The majority of Blood of the Moon is focused on describing the various kinds of skinwalkers. There’s the generic skinwalker race, which allows for greater flexibility, as well as a variant skinwalker race for each of the major varieties of lycanthrope—werebat, werebear, wereboar, werecrocodile, wererat, wereshark, weretiger, werewolf. Each of these skinwalker varieties receive two pages of description covering their racial traits, how they fit into the world, and some additional mechanical options (new feats, rage powers, hexes, magus arcana, and so on). While Player Companions, by their nature, tend to be quite heavy on mechanical options, there is a nice balance here between these options and descriptive text. Players can read about these races and get a good, if fairly generic, feel for how they fit into the world. There is also a sidebar with each kind of skinwalker containing a sample of in-game writing about that race, helping aid the sense of immersion even more.

While the focus is definitely on the skinwalkers, the book does provide a small amount of information on full lycanthropes. There is a sidebar with each skinwalker description that talks about the associated lycanthrope and also generally contains one new mechanic (such as a feat or new magic item) associated with that lycanthrope. There’s also a section towards the end of the book that discusses contracting and curing lycanthropy. This section doesn’t contain a lot new, but it does nicely compile all the existing information into one spot, making a handy reference for players who either want to avoid contracting lycanthropy or want to get rid of the lycanthropy they’ve already been unfortunate enough to contract.

The central two pages of the book are on “The Transformation”, a description of what happens when a werewolf changes from human to bestial form.

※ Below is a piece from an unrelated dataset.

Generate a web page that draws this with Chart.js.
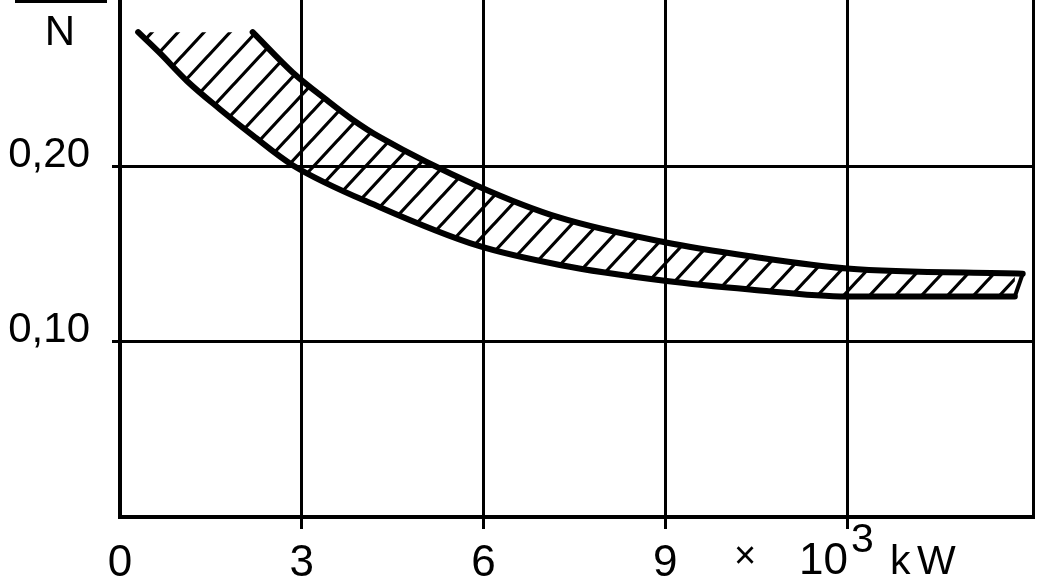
<!DOCTYPE html>
<html>
<head>
<meta charset="utf-8">
<script src="https://cdn.jsdelivr.net/npm/chart.js@4.4.1/dist/chart.umd.min.js"></script>
<style>
  body { margin: 0; background: #fff; }
  #wrap { width: 1040px; height: 582px; }
</style>
</head>
<body>
<div id="wrap"><canvas id="chart" width="1040" height="582"></canvas></div>
<script>
// values (x in 10^3 kW)
const upperX = [2.19, 2.85, 3.42, 3.84, 4.29, 5.91, 7.26, 8.99, 10.40, 12.0, 14.90];
const upperY = [0.277, 0.254, 0.238, 0.227, 0.217, 0.189, 0.171, 0.157, 0.149, 0.142, 0.139];
const lowerX = [0.30, 0.66, 1.11, 1.65, 2.19, 2.85, 4.29, 5.91, 7.26, 8.99, 10.40, 12.0, 14.77];
const lowerY = [0.277, 0.265, 0.249, 0.233, 0.218, 0.201, 0.177, 0.155, 0.144, 0.135, 0.130, 0.126, 0.126];
const xTicks = [0, 3, 6, 9, 12];
const xLabels = ["0", "3", "6", "9", ""];
const yTicks = [0, 0.1, 0.2];
const yLabels = ["", "0,10", "0,20"];
const xMax = 15.07;
const yMax = 0.2954;

const FONT = "Liberation Sans";

function pts(xs, ys) {
    return xs.map((x, i) => ({ x: x, y: ys[i] }));
}

const upper = pts(upperX, upperY);
const lower = pts(lowerX, lowerY);
// hatched band: flat top from start of lower curve to start of upper curve
const hatchTop = [{ x: lowerX[0], y: lowerY[0] }].concat(upper);
const endCap = [lower[lower.length - 1], upper[upper.length - 1]];

function makeHatch() {
    var w = 26, h = 28;
    var c = document.createElement("canvas");
    c.width = w; c.height = h;
    var g = c.getContext("2d");
    g.strokeStyle = "#000";
    g.lineWidth = 3.2;
    g.beginPath();
    g.moveTo(0, h); g.lineTo(w, 0);
    g.moveTo(-w / 2, h / 2); g.lineTo(w / 2, -h / 2);
    g.moveTo(w / 2, h * 1.5); g.lineTo(w * 1.5, h / 2);
    g.stroke();
    return g.createPattern(c, "repeat");
}

const textPlugin = {
    id: "texts",
    afterDraw(chart) {
        const ctx = chart.ctx;
        const xs = chart.scales.x;
        const cx = xs.getPixelForValue(12);
        ctx.save();
        ctx.fillStyle = "#000";
        ctx.textBaseline = "alphabetic";
        // axis title remains: fraction bar and N
        ctx.fillRect(15, 0, 92, 3);
        ctx.font = "42px '" + FONT + "'";
        ctx.textAlign = "center";
        ctx.fillText("N", 60, 45);
        // unit label at the 12 tick
        ctx.textAlign = "left";
        ctx.font = "38px '" + FONT + "'";
        ctx.fillText("\u00d7", cx - 113, 568);
        ctx.font = "44px '" + FONT + "'";
        ctx.fillText("10", cx - 48, 574);
        ctx.font = "41px '" + FONT + "'";
        ctx.fillText("3", cx + 4, 552);
        ctx.fillText("k", cx + 43, 574);
        ctx.fillText("W", cx + 70, 574);
        ctx.restore();
    }
};

const ctx = document.getElementById("chart").getContext("2d");

const myChart = new Chart(ctx, {
    type: "line",
    data: {
        datasets: [
            {
                label: "lower",
                data: lower,
                borderColor: "#000",
                borderWidth: 6,
                borderCapStyle: "round",
                cubicInterpolationMode: "monotone",
                pointRadius: 0,
                fill: false
            },
            {
                label: "upper",
                data: upper,
                borderColor: "#000",
                borderWidth: 6,
                borderCapStyle: "round",
                cubicInterpolationMode: "monotone",
                pointRadius: 0,
                fill: false
            },
            {
                label: "band",
                data: hatchTop,
                borderWidth: 0,
                borderColor: "rgba(0,0,0,0)",
                tension: 0,
                pointRadius: 0,
                backgroundColor: makeHatch(),
                fill: 0
            },
            {
                label: "end",
                data: endCap,
                borderColor: "#000",
                borderWidth: 4,
                tension: 0,
                pointRadius: 0,
                fill: false
            }
        ]
    },
    options: {
        responsive: false,
        animation: false,
        layout: { padding: { left: 0, right: 7, top: 0, bottom: 0 } },
        plugins: {
            legend: { display: false },
            tooltip: { enabled: false },
            filler: { propagate: false }
        },
        scales: {
            x: {
                type: "linear",
                min: 0,
                max: xMax,
                afterBuildTicks: function(scale) {
                    scale.ticks = xTicks.concat([xMax]).map(v => ({ value: v }));
                },
                afterFit: function(scale) {
                    scale.height = 65;
                    scale.paddingLeft = 0;
                    scale.paddingRight = 0;
                },
                ticks: {
                    autoSkip: false,
                    maxRotation: 0,
                    padding: 8,
                    color: "#000",
                    font: { family: FONT, size: 44 },
                    callback: function(v) {
                        const i = xTicks.indexOf(v);
                        return i >= 0 ? xLabels[i] : "";
                    }
                },
                grid: {
                    color: "#000",
                    lineWidth: 3,
                    tickLength: 12,
                    tickWidth: 3,
                    tickColor: function(c) {
                        const v = c.tick ? c.tick.value : null;
                        return (v === 0 || v === xMax) ? "rgba(0,0,0,0)" : "#000";
                    }
                },
                border: { color: "#000", width: 4 }
            },
            y: {
                type: "linear",
                min: 0,
                max: yMax,
                afterBuildTicks: function(scale) {
                    scale.ticks = yTicks.map(v => ({ value: v }));
                },
                afterFit: function(scale) {
                    scale.width = 120;
                    scale.paddingTop = 0;
                    scale.paddingBottom = 0;
                },
                ticks: {
                    autoSkip: false,
                    padding: 22,
                    labelOffset: -12,
                    color: "#000",
                    font: { family: FONT, size: 42 },
                    callback: function(v) {
                        const i = yTicks.indexOf(v);
                        return i >= 0 ? yLabels[i] : "";
                    }
                },
                grid: {
                    color: "#000",
                    lineWidth: 3,
                    tickLength: 8,
                    tickWidth: 3,
                    tickColor: function(c) {
                        const v = c.tick ? c.tick.value : null;
                        return v === 0 ? "rgba(0,0,0,0)" : "#000";
                    }
                },
                border: { color: "#000", width: 4 }
            }
        }
    },
    plugins: [textPlugin]
});
</script>
</body>
</html>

It looks specifically at the eyes, mouth, feet, ears, and hands. There is also a bit about skinwalker changes. The layout on these pages is a little unusual with some of the text wrapping across both pages. It makes for an interesting visual effect (especially as that text is laid over an illustration of the moon) in the actual printed book, but it does make reading from a pdf (which is how I read the book since my print copy had not yet arrived) rather difficult as you need to flip back and forth between the pages. Setting the pdf reader to show two pages side-by-side can solve the problem, but not all readers will do that (I can’t do that on my tablet, for example). It’s a minor nitpick, but one that can cause annoyance. Overall, however, these two pages make great added flavour.

Another section towards the end of the book deals with lycanthropes and the moon. It discusses theories on why the moon affects lycanthropic transformations, but there’s really not a lot of detail on that. The majority of the section contains a new oracle mystery: lunar. There is also an interesting sidebar containing suggestions on what to do if the campaign is set in a location with more than one moon. Unfortunately, it ignores the possibility of a setting with no moon at all, but the final suggestion of simply ignoring lunar cycles completely and establishing a “werewolf standard time” will work just as well in settings without a moon. The final section of the book, “Lycanthropic Gear”, contains new equipment and magic items that skinwalkers and lycanthrope may find particularly useful, although they could be of use to other characters as well.

On the whole, Blood of the Moon is not a book that will be useful for every campaign. It’s a niche product and many campaigns will likely have limited use for it. However, people who want to add a touch of lycanthropic flavour to their campaign or just want the option of playing new races will find the book adds a lot of useful options and more importantly, flavour.